The problem – Restate each line word for word. Leave out every picture.

Source data –
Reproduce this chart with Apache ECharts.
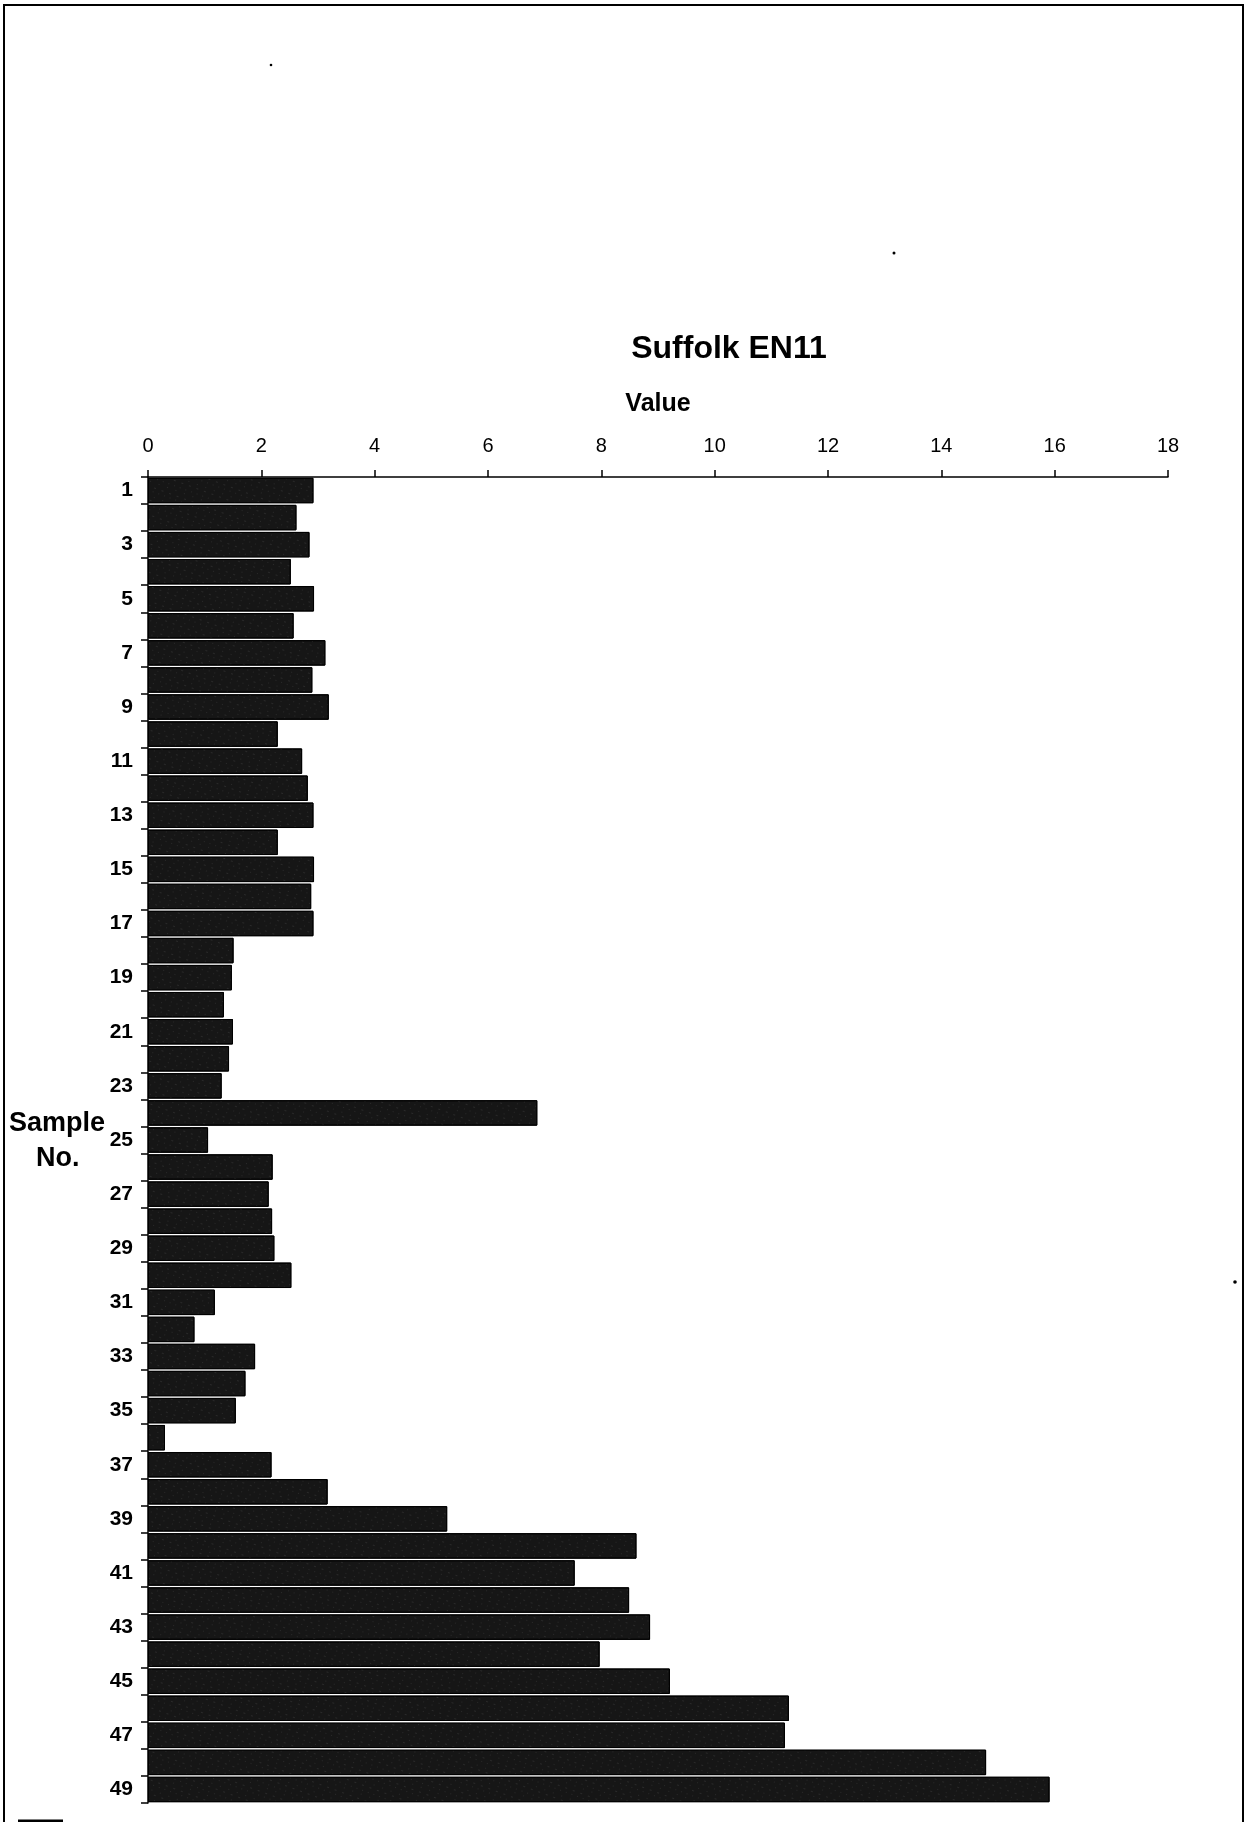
<!DOCTYPE html>
<html>
<head>
<meta charset="utf-8">
<script src="https://cdn.jsdelivr.net/npm/echarts@6/dist/echarts.min.js"></script>
<style>
html,body{margin:0;padding:0;background:#fff;}
#chart{width:1245px;height:1822px;}
</style>
</head>
<body>
<div id="chart"></div>
<script>
var titleText = 'Suffolk EN11';
var xAxisName = 'Value';
var yAxisName = ['Sample', 'No.'];
var sampleNos = [];
for (var i = 1; i <= 49; i++) sampleNos.push(String(i));
var values = [
  2.92, 2.62, 2.85, 2.52, 2.93, 2.57, 3.13, 2.90, 3.19, 2.29,
  2.72, 2.82, 2.92, 2.29, 2.93, 2.88, 2.92, 1.51, 1.48, 1.34,
  1.50, 1.43, 1.30, 6.87, 1.06, 2.20, 2.13, 2.19, 2.23, 2.53,
  1.18, 0.82, 1.89, 1.72, 1.55, 0.30, 2.18, 3.17, 5.28, 8.62,
  7.53, 8.49, 8.86, 7.97, 9.21, 11.31, 11.24, 14.79, 15.91
];
var xMin = 0, xMax = 18, xStep = 2;

var chart = echarts.init(document.getElementById('chart'), null, {renderer: 'canvas'});
var font = '"Liberation Sans", Arial, sans-serif';
chart.setOption({
  animation: false,
  backgroundColor: '#ffffff',
  title: {
    text: titleText,
    left: 724, top: 328, textAlign: 'center',
    textStyle: {fontFamily: font, fontSize: 32, fontWeight: 'bold', color: '#000'}
  },
  grid: {left: 148, top: 477, right: 77, bottom: 19, containLabel: false},
  xAxis: {
    type: 'value', position: 'top', min: xMin, max: xMax, interval: xStep,
    name: xAxisName, nameLocation: 'middle', nameGap: 60,
    nameTextStyle: {fontFamily: font, fontSize: 25, fontWeight: 'bold', color: '#000'},
    axisLine: {show: true, lineStyle: {color: '#000', width: 1.5}},
    axisTick: {show: true, inside: false, length: 7, lineStyle: {color: '#000', width: 1.5}},
    axisLabel: {fontFamily: font, fontSize: 20, color: '#000', margin: 21},
    splitLine: {show: false}
  },
  yAxis: {
    type: 'category', inverse: true, data: sampleNos,
    axisLine: {show: true, lineStyle: {color: '#000', width: 1.5}},
    axisTick: {show: true, interval: 0, length: 7, lineStyle: {color: '#000', width: 1.5}},
    axisLabel: {interval: 1, fontFamily: font, fontSize: 21, fontWeight: 'bold', color: '#000', margin: 15},
    splitLine: {show: false}
  },
  series: [{
    type: 'bar', data: values, barCategoryGap: '6%',
    itemStyle: {
      color: '#161616', borderColor: '#000', borderWidth: 1,
      decal: {
        symbol: 'rect', symbolSize: 0.6, color: 'rgba(255,255,255,0.28)',
        dashArrayX: [[1, 5], [1, 8], [2, 6]], dashArrayY: [1, 3, 1, 4], rotation: 0.35
      }
    }
  }],
  graphic: [
    {type: 'rect', silent: true, shape: {x: 4, y: 5, width: 1239, height: 1840},
     style: {fill: 'none', stroke: '#000', lineWidth: 2}},
    {type: 'text', silent: true, left: 9, top: 1110,
     style: {text: yAxisName[0], font: 'bold 27px ' + font, fill: '#000'}},
    {type: 'text', silent: true, left: 36, top: 1145,
     style: {text: yAxisName[1], font: 'bold 27px ' + font, fill: '#000'}},
    {type: 'line', silent: true, shape: {x1: 18, y1: 1821, x2: 63, y2: 1821},
     style: {stroke: '#000', lineWidth: 3}},
    {type: 'circle', silent: true, shape: {cx: 271, cy: 65, r: 1.3}, style: {fill: '#000'}},
    {type: 'circle', silent: true, shape: {cx: 894, cy: 253, r: 1.5}, style: {fill: '#000'}},
    {type: 'circle', silent: true, shape: {cx: 1235, cy: 1282, r: 1.8}, style: {fill: '#000'}}
  ]
});
</script>
</body>
</html>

Written solution –
Reproduce this chart with Apache ECharts.
<!DOCTYPE html>
<html>
<head>
<meta charset="utf-8">
<script src="https://cdn.jsdelivr.net/npm/echarts@6/dist/echarts.min.js"></script>
<style>
html,body{margin:0;padding:0;background:#fff;}
#chart{width:1245px;height:1822px;}
</style>
</head>
<body>
<div id="chart"></div>
<script>
var titleText = 'Suffolk EN11';
var xAxisName = 'Value';
var yAxisName = ['Sample', 'No.'];
var sampleNos = [];
for (var i = 1; i <= 49; i++) sampleNos.push(String(i));
var values = [
  2.92, 2.62, 2.85, 2.52, 2.93, 2.57, 3.13, 2.90, 3.19, 2.29,
  2.72, 2.82, 2.92, 2.29, 2.93, 2.88, 2.92, 1.51, 1.48, 1.34,
  1.50, 1.43, 1.30, 6.87, 1.06, 2.20, 2.13, 2.19, 2.23, 2.53,
  1.18, 0.82, 1.89, 1.72, 1.55, 0.30, 2.18, 3.17, 5.28, 8.62,
  7.53, 8.49, 8.86, 7.97, 9.21, 11.31, 11.24, 14.79, 15.91
];
var xMin = 0, xMax = 18, xStep = 2;

var chart = echarts.init(document.getElementById('chart'), null, {renderer: 'canvas'});
var font = '"Liberation Sans", Arial, sans-serif';
chart.setOption({
  animation: false,
  backgroundColor: '#ffffff',
  title: {
    text: titleText,
    left: 724, top: 328, textAlign: 'center',
    textStyle: {fontFamily: font, fontSize: 32, fontWeight: 'bold', color: '#000'}
  },
  grid: {left: 148, top: 477, right: 77, bottom: 19, containLabel: false},
  xAxis: {
    type: 'value', position: 'top', min: xMin, max: xMax, interval: xStep,
    name: xAxisName, nameLocation: 'middle', nameGap: 60,
    nameTextStyle: {fontFamily: font, fontSize: 25, fontWeight: 'bold', color: '#000'},
    axisLine: {show: true, lineStyle: {color: '#000', width: 1.5}},
    axisTick: {show: true, inside: false, length: 7, lineStyle: {color: '#000', width: 1.5}},
    axisLabel: {fontFamily: font, fontSize: 20, color: '#000', margin: 21},
    splitLine: {show: false}
  },
  yAxis: {
    type: 'category', inverse: true, data: sampleNos,
    axisLine: {show: true, lineStyle: {color: '#000', width: 1.5}},
    axisTick: {show: true, interval: 0, length: 7, lineStyle: {color: '#000', width: 1.5}},
    axisLabel: {interval: 1, fontFamily: font, fontSize: 21, fontWeight: 'bold', color: '#000', margin: 15},
    splitLine: {show: false}
  },
  series: [{
    type: 'bar', data: values, barCategoryGap: '6%',
    itemStyle: {
      color: '#161616', borderColor: '#000', borderWidth: 1,
      decal: {
        symbol: 'rect', symbolSize: 0.6, color: 'rgba(255,255,255,0.28)',
        dashArrayX: [[1, 5], [1, 8], [2, 6]], dashArrayY: [1, 3, 1, 4], rotation: 0.35
      }
    }
  }],
  graphic: [
    {type: 'rect', silent: true, shape: {x: 4, y: 5, width: 1239, height: 1840},
     style: {fill: 'none', stroke: '#000', lineWidth: 2}},
    {type: 'text', silent: true, left: 9, top: 1110,
     style: {text: yAxisName[0], font: 'bold 27px ' + font, fill: '#000'}},
    {type: 'text', silent: true, left: 36, top: 1145,
     style: {text: yAxisName[1], font: 'bold 27px ' + font, fill: '#000'}},
    {type: 'line', silent: true, shape: {x1: 18, y1: 1821, x2: 63, y2: 1821},
     style: {stroke: '#000', lineWidth: 3}},
    {type: 'circle', silent: true, shape: {cx: 271, cy: 65, r: 1.3}, style: {fill: '#000'}},
    {type: 'circle', silent: true, shape: {cx: 894, cy: 253, r: 1.5}, style: {fill: '#000'}},
    {type: 'circle', silent: true, shape: {cx: 1235, cy: 1282, r: 1.8}, style: {fill: '#000'}}
  ]
});
</script>
</body>
</html>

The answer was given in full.